▶ [DIRECTION]:
Pick out every line with the word "seaborn" and copy it.

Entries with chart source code
-- Start --

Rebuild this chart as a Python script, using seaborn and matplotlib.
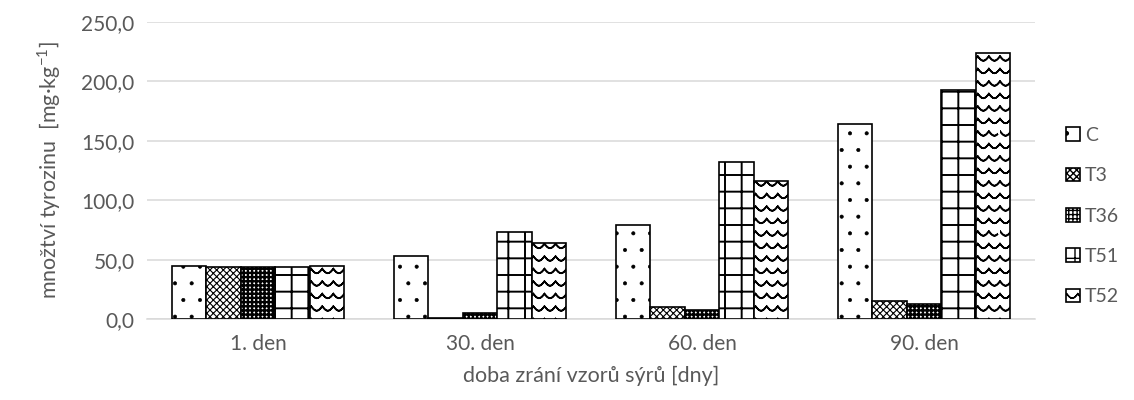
import warnings
import numpy as np
import pandas as pd
import seaborn as sns
import matplotlib
matplotlib.use("Agg")
import matplotlib.pyplot as plt
from matplotlib import hatch as mhatch
from matplotlib.path import Path
from matplotlib.patches import Patch
from matplotlib.ticker import FuncFormatter

warnings.filterwarnings("ignore")

# data
days = ["1. den", "30. den", "60. den", "90. den"]
samples = ["C", "T3", "T36", "T51", "T52"]
C = [44.5, 53.0, 79.0, 164.5]
T3 = [43.5, 0.5, 10.0, 15.5]
T36 = [43.5, 5.0, 7.5, 12.5]
T51 = [43.5, 73.5, 132.0, 192.5]
T52 = [44.5, 64.0, 116.0, 224.0]

hatches = {"C": ".", "T3": "xxxxx", "T36": "++++", "T51": "+", "T52": "~"}
hatch_lw = {"C": 0.45, "T3": 0.8, "T36": 1.7, "T51": 1.4, "T52": 1.2}


# wavy hatch (not built into matplotlib)
class WaveHatch(mhatch.HatchPatternBase):
    def __init__(self, hatch, density):
        self.rows = 8 * hatch.count("~")
        self.pts = 73
        self.num_vertices = self.rows * self.pts * 2

    def set_vertices_and_codes(self, vertices, codes):
        xs = np.linspace(0, 1, self.pts)
        n = self.pts
        for i in range(self.rows):
            ys = (i + 0.5) / self.rows - 0.045 * np.abs(np.sin(np.pi * 9 * xs))
            seg = np.column_stack([np.r_[xs, xs[::-1]], np.r_[ys, ys[::-1]]])
            vertices[i * 2 * n:(i + 1) * 2 * n] = seg
            codes[i * 2 * n:(i + 1) * 2 * n] = Path.LINETO
            codes[i * 2 * n] = Path.MOVETO


mhatch._hatch_types.append(WaveHatch)

df = pd.DataFrame({"den": days, "C": C, "T3": T3, "T36": T36, "T51": T51, "T52": T52})
df = df.melt(id_vars="den", var_name="vzorek", value_name="tyrozin")

sns.set_theme(style="white")
plt.rcParams["font.family"] = ["Lato", "DejaVu Sans"]
plt.rcParams["mathtext.fontset"] = "custom"
plt.rcParams["mathtext.rm"] = "Lato"
plt.rcParams["hatch.color"] = "black"
grey = "#595959"

fig = plt.figure(figsize=(11.34, 4.0), dpi=100)
ax = fig.add_axes([0.1296, 0.2025, 0.7831, 0.7425])

sns.barplot(data=df, x="den", y="tyrozin", hue="vzorek", order=days,
            hue_order=samples, color="white", saturation=1, width=0.775,
            edgecolor="black", linewidth=1.2, legend=False, ax=ax, zorder=3)

for cont, s in zip(ax.containers, samples):
    for bar in cont:
        bar.set_facecolor("white")
        bar.set_hatch(hatches[s])
        if hasattr(bar, "set_hatch_linewidth"):
            bar.set_hatch_linewidth(hatch_lw[s])

ax.set_ylim(0, 250)
ax.set_yticks([0, 50, 100, 150, 200, 250])
ax.yaxis.set_major_formatter(FuncFormatter(lambda v, p: f"{v:.1f}".replace(".", ",")))
ax.grid(axis="y", color="#d9d9d9", linewidth=1.1, zorder=0)
ax.set_axisbelow(True)
for side in ["top", "right", "left"]:
    ax.spines[side].set_visible(False)
ax.spines["bottom"].set_color("#d9d9d9")
ax.spines["bottom"].set_linewidth(1.1)
ax.tick_params(axis="both", length=0, labelsize=15, labelcolor=grey)
ax.tick_params(axis="y", pad=9)
ax.tick_params(axis="x", pad=11)

ax.set_ylabel(r"množtví tyrozinu  [mg·kg$^{\mathregular{-1}}$]", fontsize=15.5,
              color=grey, labelpad=13)
ax.set_xlabel("doba zrání vzorů sýrů [dny]", fontsize=15.5, color=grey, labelpad=8)

handles = []
for s in samples:
    p = Patch(facecolor="white", edgecolor="black", hatch=hatches[s], linewidth=1.2, label=s)
    handles.append(p)
fig.legend(handles=handles, loc="center left", bbox_to_anchor=(0.93, 0.46),
           frameon=False, fontsize=14, labelcolor=grey, handlelength=0.7,
           handleheight=0.7, handletextpad=0.25, labelspacing=1.2,
           borderaxespad=0.2)

fig.savefig("out.png", dpi=100)
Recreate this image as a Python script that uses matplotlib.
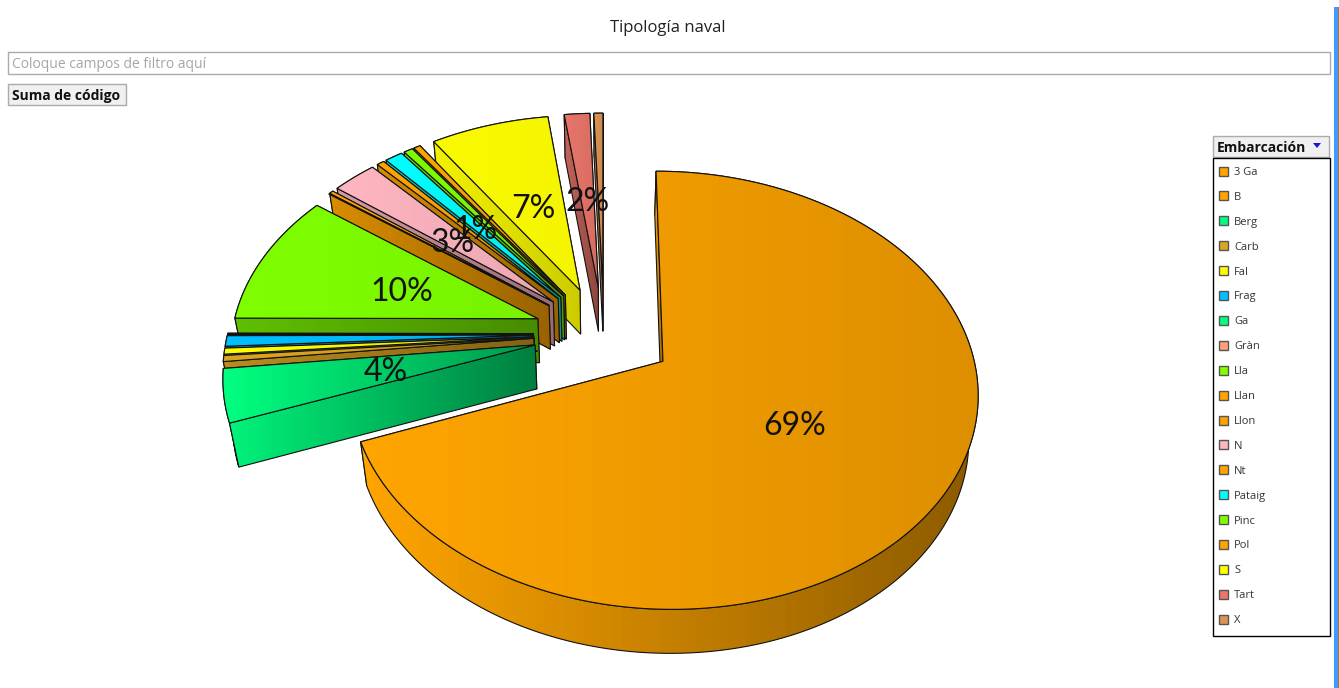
import numpy as np
import matplotlib
matplotlib.use('Agg')
import matplotlib.pyplot as plt
from matplotlib.colors import to_rgb
from matplotlib.patches import Polygon, Rectangle

# embarcaciones, en orden de leyenda
NAMES = ['3 Ga', 'B', 'Berg', 'Carb', 'Fal', 'Frag', 'Ga', 'Gràn', 'Lla', 'Llan',
         'Llon', 'N', 'Nt', 'Pataig', 'Pinc', 'Pol', 'S', 'Tart', 'X']
VALUES = [69.2, 0.05, 4.0, 0.45, 0.45, 0.8, 0.05, 0.05, 10.15, 0.05,
          0.25, 2.7, 0.45, 1.08, 0.55, 0.42, 7.2, 1.55, 0.55]
COLORS = ['#FFA500', '#FFA500', '#00FF80', '#DAA520', '#FFFF00', '#00BFFF', '#00FF7F', '#FFA07A', '#7FFF00', '#FFA500',
          '#FFA500', '#FFB6C1', '#FFA500', '#00FFFF', '#7FFF00', '#FFA500', '#FFFF00', '#E9766A', '#DD9455']

TITLE = 'Tipología naval'
FILTER_TEXT = 'Coloque campos de filtro aquí'
BUTTON_TEXT = 'Suma de código'
LEGEND_TITLE = 'Embarcación'

# proyeccion del plano del pie a pixeles
X0, Y0 = 604, 333.7
SX, SY = 306, 208
PERSP = 0.13
EXPLODE = 0.23
DEPTH = 44
SHRINK = 0.975

# brillo (izquierda, derecha) de cara superior y lateral
TOP_SHADE = {'3 Ga': (1.0, 0.87), 'Berg': (1.0, 0.6), 'Lla': (1.0, 0.95), 'S': (0.98, 0.96)}
SIDE_SHADE = {'3 Ga': (1.0, 0.55), 'Berg': (0.95, 0.5), 'Lla': (0.75, 0.55), 'S': (0.95, 0.8)}

plt.rcParams['font.family'] = ['Open Sans', 'DejaVu Sans']

fig = plt.figure(figsize=(13.39, 6.88), dpi=100)
ax = fig.add_axes([0, 0, 1, 1])
ax.set_xlim(0, 1339)
ax.set_ylim(688, 0)
ax.axis('off')


def project(u, v):
	w = 1 + PERSP * v
	return X0 + SX * u / w, Y0 - SY * v / w


def lower(pts):
	pts = np.asarray(pts)
	return np.column_stack((X0 + (pts[:, 0] - X0) * SHRINK, pts[:, 1] + DEPTH))


def shaded_poly(pts, color, shade, z):
	pts = np.asarray(pts)
	rgb = np.array(to_rgb(color))
	ramp = np.linspace(shade[0], shade[1], 64)
	img = np.clip(ramp[None, :, None] * rgb[None, None, :], 0, 1)
	xmin, xmax = pts[:, 0].min(), pts[:, 0].max()
	ymin, ymax = pts[:, 1].min(), pts[:, 1].max()
	im = ax.imshow(img, extent=(xmin, xmax + 0.01, ymax + 0.01, ymin), aspect='auto', zorder=z)
	patch = Polygon(pts, closed=True, facecolor='none', edgecolor='#111111', linewidth=0.8, zorder=z + 0.5)
	ax.add_patch(patch)
	im.set_clip_path(patch)


def draw_slice(name, value, color, start, z):
	span = value / 100 * 2 * np.pi
	mid = start + span / 2
	du, dv = EXPLODE * np.sin(mid), EXPLODE * np.cos(mid)
	angles = np.linspace(start, start + span, max(2, int(np.degrees(span)) + 2))
	arc = np.column_stack(project(du + np.sin(angles), dv + np.cos(angles)))
	apex = np.array(project(du, dv))
	top = np.vstack((apex, arc))

	# las porciones casi nulas quedan solo como una linea
	if value > 0.1:
		side = SIDE_SHADE.get(name, (0.85, 0.6))
		shaded_poly(np.vstack((apex, arc[-1], lower(arc[-1:]), lower(apex[None]))), color, side, z)
		shaded_poly(np.vstack((arc, lower(arc)[::-1])), color, side, z + 1)
		shaded_poly(np.vstack((apex, arc[0], lower(arc[:1]), lower(apex[None]))), color, side, z + 2)
	shaded_poly(top, color, TOP_SHADE.get(name, (1.0, 0.92)), z + 3)

	if value >= 0.9:
		lx, ly = project((EXPLODE + 0.487) * np.sin(mid), (EXPLODE + 0.487) * np.cos(mid))
		ly += 4 if np.cos(mid) > 0 else 3
		ax.text(lx, ly, '%.0f%%' % value, fontsize=23, family=['Lato', 'DejaVu Sans'], color='#111111',
			ha='center', va='center', zorder=1000)


starts = np.cumsum([0] + VALUES[:-1]) / 100 * 2 * np.pi

# de atras hacia delante
order = [i for i in range(len(NAMES) - 1, 2, -1)] + [1, 2, 0]
z = 10
for i in order:
	draw_slice(NAMES[i], VALUES[i], COLORS[i], starts[i], z)
	z += 5

# titulo y barras de campos
ax.text(667.5, 26, TITLE, fontsize=12, color='#222222', ha='center', va='center_baseline')
ax.add_patch(Rectangle((8, 52), 1322, 22, facecolor='white', edgecolor='#ABABAB', linewidth=1))
ax.text(12, 63, FILTER_TEXT, fontsize=10, color='#A6A6A6', ha='left', va='center_baseline')
ax.add_patch(Rectangle((8, 84), 118, 21, facecolor='#F0F0F0', edgecolor='#ABABAB', linewidth=1))
ax.text(12, 94.5, BUTTON_TEXT, fontsize=10, fontweight='bold', color='#111111', ha='left', va='center_baseline')

# leyenda
ax.add_patch(Rectangle((1213, 136), 116, 21, facecolor='#F0F0F0', edgecolor='#ABABAB', linewidth=1))
ax.text(1217, 147, LEGEND_TITLE, fontsize=10, fontweight='bold', color='#111111', ha='left', va='center_baseline')
ax.add_patch(Polygon([(1313, 143), (1321, 143), (1317, 148)], closed=True, facecolor='#1515E0', edgecolor='none'))
ax.add_patch(Rectangle((1213, 158), 117, 478, facecolor='white', edgecolor='black', linewidth=1))
for i, name in enumerate(NAMES):
	y = 171 + i * 24.9
	ax.add_patch(Rectangle((1219, y - 4.5), 9, 9, facecolor=COLORS[i], edgecolor='#555555', linewidth=1))
	ax.text(1234, y, name, fontsize=8, color='#333333', ha='left', va='center_baseline')

# borde azul de la ventana
ax.add_patch(Rectangle((1333.5, 7), 4, 681, facecolor='#3F9BFF', edgecolor='none'))
ax.add_patch(Rectangle((1337.5, 7), 1, 681, facecolor='#B87333', edgecolor='none'))

fig.savefig('out.png', dpi=100)
plt.close()
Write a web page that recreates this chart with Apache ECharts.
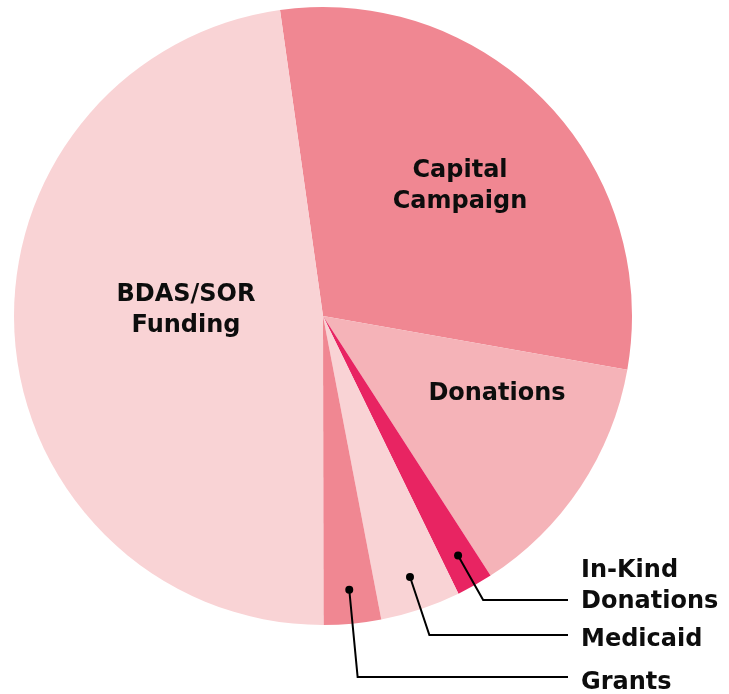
<!DOCTYPE html>
<html>
<head>
<meta charset="utf-8">
<script src="https://cdn.jsdelivr.net/npm/echarts@6/dist/echarts.min.js"></script>
<style>
  html, body { margin: 0; padding: 0; background: #fff; }
  #main { width: 729px; height: 694px; }
</style>
</head>
<body>
<div id="main"></div>
<script>
// slices, clockwise from just left of 12 o'clock
const categories = ["Capital\nCampaign", "Donations", "In-Kind\nDonations", "Medicaid", "Grants", "BDAS/SOR\nFunding"];
const values = [30.0, 13.1, 1.9, 4.2, 3.0, 47.8];
const colors = ["#f08792", "#f5b3b8", "#e82462", "#f9d3d5", "#f08792", "#f9d3d5"];
// which slices get a callout line instead of an inside label
const callout = [false, false, true, true, true, false];

const CENTER = [323, 316];
const R = 309;
const FONT = { fontFamily: "DejaVu Sans", fontWeight: "bold", fontSize: 24, color: "#0d0d0d", lineHeight: 31 };

// label placement (inside labels by centre, callouts by left edge)
const insidePos = { 0: [460, 186], 1: [497, 394], 5: [186, 310] };
const calloutPos = { 2: { labelY: 586, lineY: 600 }, 3: { labelY: 640, lineY: 635 }, 4: { labelY: 683, lineY: 677 } };

const chart = echarts.init(document.getElementById("main"));

const option = {
  animation: false,
  series: [
    {
      // main pie
      type: "pie",
      z: 1,
      center: CENTER,
      radius: [0, R],
      startAngle: 98,
      clockwise: true,
      silent: true,
      avoidLabelOverlap: false,
      data: categories.map((c, i) => ({
        name: c,
        value: values[i],
        itemStyle: { color: colors[i] },
        label: { show: !callout[i] }
      })),
      itemStyle: { borderWidth: 0 },
      label: Object.assign({ position: "inside", formatter: "{b}", align: "center" }, FONT),
      labelLine: { show: false },
      labelLayout: function (p) {
        const pos = insidePos[p.dataIndex];
        if (!pos) return {};
        return { x: pos[0], y: pos[1], align: "center", verticalAlign: "middle" };
      }
    },
    {
      // callout lines + outside labels
      type: "pie",
      z: 5,
      center: CENTER,
      radius: [0, 272],
      startAngle: 98,
      silent: true,
      avoidLabelOverlap: false,
      data: categories.map((c, i) => ({
        name: c,
        value: values[i],
        label: { show: callout[i] },
        labelLine: { show: callout[i] }
      })),
      itemStyle: { color: "rgba(0,0,0,0)" },
      label: Object.assign({ position: "outside", formatter: "{b}", align: "left" }, FONT),
      labelLine: { show: true, length: 20, length2: 10, lineStyle: { color: "#000", width: 2 } },
      labelLayout: function (p) {
        const c = calloutPos[p.dataIndex];
        if (!c || !p.labelLinePoints) return {};
        const p0 = p.labelLinePoints[0], p1 = p.labelLinePoints[1];
        const t = (c.lineY - p0[1]) / (p1[1] - p0[1]);
        const bend = [p0[0] + (p1[0] - p0[0]) * t, c.lineY];
        return {
          x: 581, y: c.labelY, align: "left", verticalAlign: "middle",
          labelLinePoints: [p0, bend, [568, c.lineY]]
        };
      }
    },
    {
      // black dots on small slices
      type: "pie",
      z: 6,
      center: CENTER,
      radius: [256, 288],
      startAngle: 98,
      silent: true,
      data: categories.map((c, i) => ({
        name: c,
        value: values[i],
        label: { show: callout[i] }
      })),
      itemStyle: { color: "rgba(0,0,0,0)" },
      label: {
        position: "inside",
        formatter: "{d| }",
        rich: { d: { width: 8, height: 8, borderRadius: 4, backgroundColor: "#000", fontSize: 1 } }
      },
      labelLine: { show: false }
    }
  ]
};

chart.setOption(option);
</script>
</body>
</html>
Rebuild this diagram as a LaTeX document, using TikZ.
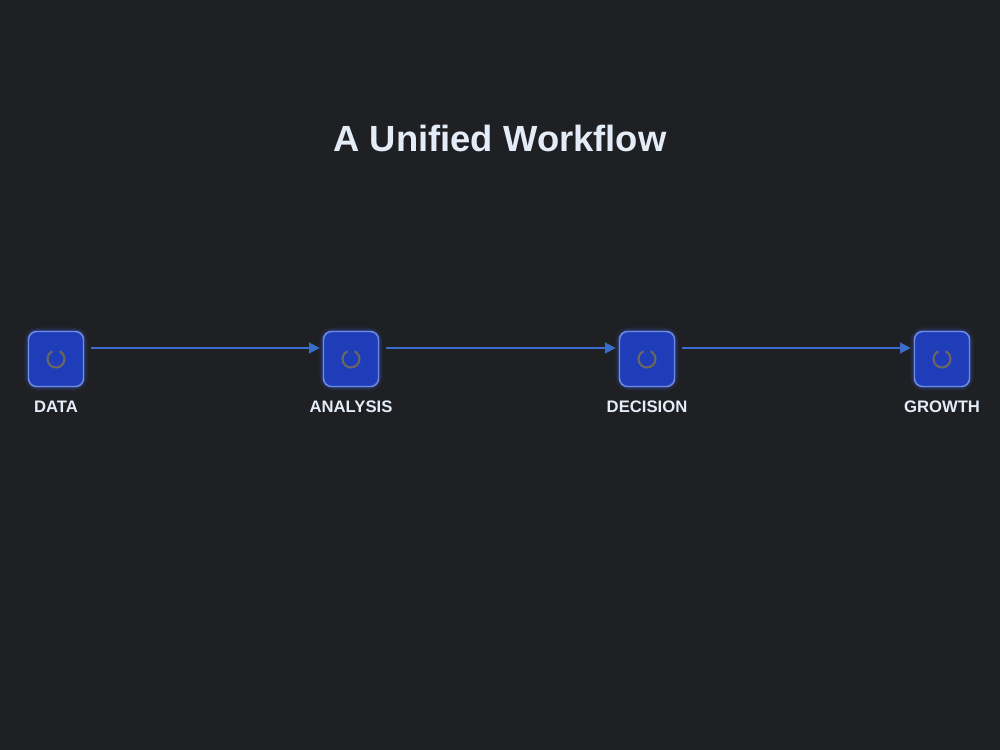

-- End --

▶ [RESPONSE]:
Rebuild this chart as a Python script, using seaborn and matplotlib.
import seaborn as sns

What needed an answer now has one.